This might not be a subject the men won't want to talk about but I know some men deal with IC so they do deal with pain in that area.

I see this Surgeon Tuesday and I am having such a hard time hanging on. I have gotten worse over the past few weeks and I also deal with nausea when I am at my worst. I have thought about going to the ER but we have one of those ER's that don't know what to do for anyone. My only hope there would be to catch my ex PA there. He knows my history but again I don't know what they would do for me.

I have a patch on my lower left pelvic area. It isn't doing what it use to do that's for sure. I have dealt with this for over 4 years and as I've got more help for my IC and other problems I can tell now where I have this other problem at. I'm thinking adhesions my Dr. thinks as I said before Pelvic Congestion Syndrome.

It is as I said driving me crazy. Bill is having to do more for me in and out of the home, I can't hardly get dressed and yes my depression raises it's ugly head at times when I am in so much pain I'm delirous.
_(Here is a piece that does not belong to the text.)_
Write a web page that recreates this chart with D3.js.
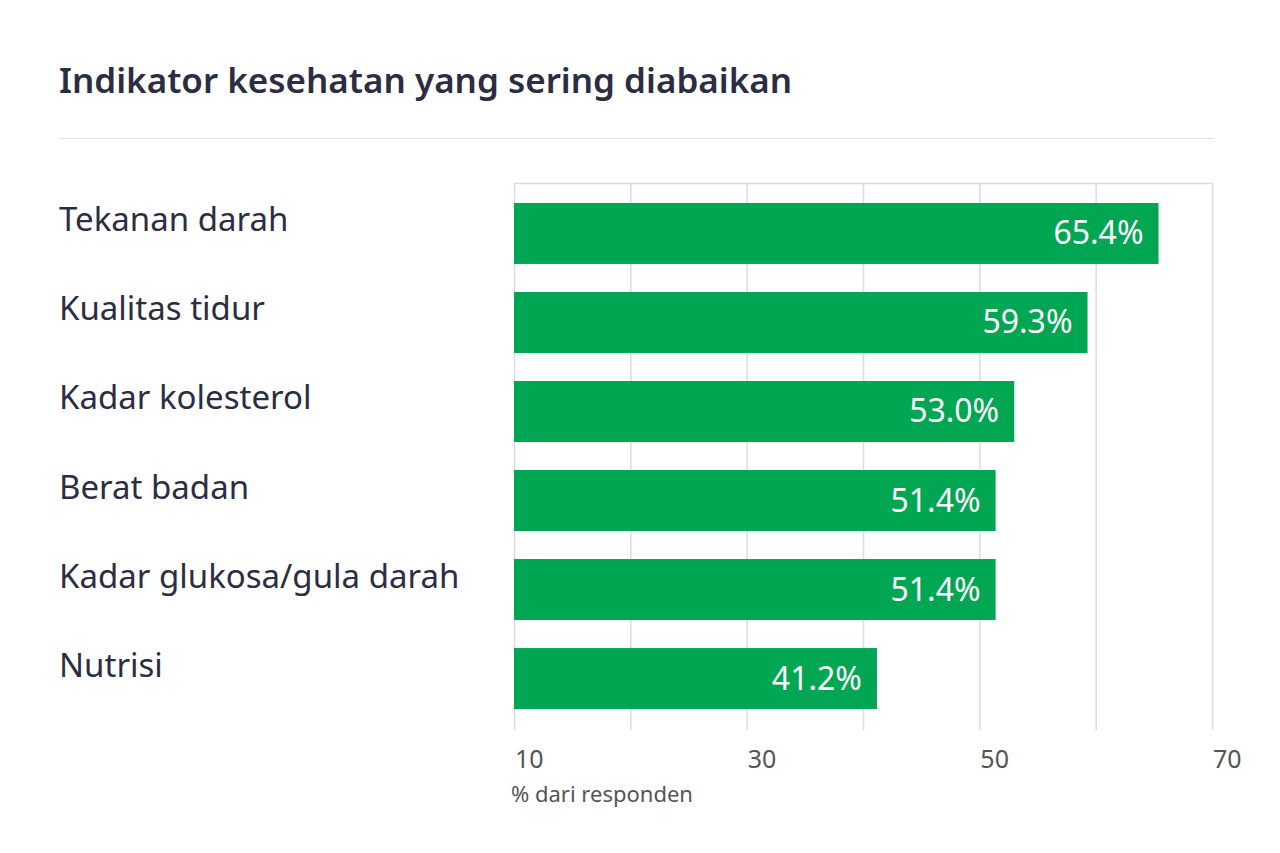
<!DOCTYPE html>
<html><head><meta charset="utf-8">
<script src="https://cdn.jsdelivr.net/npm/d3@7"></script>
<style>body{margin:0;background:#fff}</style>
</head><body>
<svg id="c" width="1280" height="853"></svg>
<script>
const categories = ["Tekanan darah","Kualitas tidur","Kadar kolesterol","Berat badan","Kadar glukosa/gula darah","Nutrisi"];
const values = [65.4,59.3,53.0,51.4,51.4,41.2];
const tickLabels = [10,30,50,70];
const gridTicks = [10,20,30,40,50,60,70];

const svg = d3.select("#c");
const font = "'Noto Sans', sans-serif";
const ink = "#2b2d42";
const L = 514, R = 1212, T = 183, B = 730;
const x = d3.scaleLinear().domain([10,70]).range([L, R]);
const y = d3.scaleBand().domain(categories).range([189, 723]).paddingInner(0.315).paddingOuter(0.157);

svg.append("text").attr("x",59).attr("y",93).attr("font-family",font).attr("font-weight",600)
  .attr("font-size",35).attr("fill",ink).text("Indikator kesehatan yang sering diabaikan");
svg.append("line").attr("x1",59).attr("x2",1214).attr("y1",138.5).attr("y2",138.5).attr("stroke","#e3e3e3");

svg.append("g").selectAll("line").data(gridTicks).join("line")
  .attr("x1",d=>x(d)+0.5).attr("x2",d=>x(d)+0.5).attr("y1",T).attr("y2",B)
  .attr("stroke","#dcdcdc").attr("stroke-width",1.5);
svg.append("line").attr("x1",L).attr("x2",R).attr("y1",T+0.5).attr("y2",T+0.5).attr("stroke","#dcdcdc").attr("stroke-width",1.5);

svg.append("g").selectAll("rect").data(values).join("rect")
  .attr("x",L).attr("y",(d,i)=>y(categories[i])).attr("height",y.bandwidth())
  .attr("width",d=>x(d)-L).attr("fill","#00a651");

svg.append("g").selectAll("text").data(values).join("text")
  .attr("x",d=>x(d)-15).attr("y",(d,i)=>y(categories[i])+y.bandwidth()/2+11)
  .attr("text-anchor","end").attr("font-family",font).attr("font-size",32).attr("fill","#fff")
  .text(d=>d.toFixed(1)+"%");

svg.append("g").selectAll("text").data(categories).join("text")
  .attr("x",59).attr("y",d=>y(d)+y.bandwidth()/2-2).attr("font-family",font).attr("font-size",33)
  .attr("fill",ink).text(d=>d);

svg.append("g").selectAll("text").data(tickLabels).join("text")
  .attr("x",d=>x(d)+1).attr("y",768).attr("font-family",font).attr("font-size",25)
  .attr("fill","#555").text(d=>d);
svg.append("text").attr("x",511).attr("y",802).attr("font-family",font).attr("font-size",22)
  .attr("fill","#555").text("% dari responden");
</script>
</body></html>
I run my fingers through my hair in discust I guess you'd call it. I wish I were a Dr. I'd do my own damn surgery. LOL Funny but not kidding.

I guess I just needed to vent. If I weren't getting councelling to keep me in check until I see this surgeon I'd probably go barging into the ER crying and screaming. I just needed to talk about this. I can't get anything done. When a person is in too much pain they can't think straight. I'm not.

I haven't been getting dressed because of it, I pull my hair up and pin it up without combing it and I can't concentrate to take care of business. Does this sound familiar to any of you.

I think of that TV show, Just Shoot Me, that's my feelings at this point. LOL

Sorry if I rattle on, I think I'm trying to outdo jose on this post or Dana. How'd I do.

I could be on my death bed and I'd have a sense of humor so don't panic. I'm still holding on by a thread.

You guy could give me some encouragement here. I'm not giving myself any at this time.

Thanks to all of you and sorry if I'm getting off the forum subject here but I really needed to ven.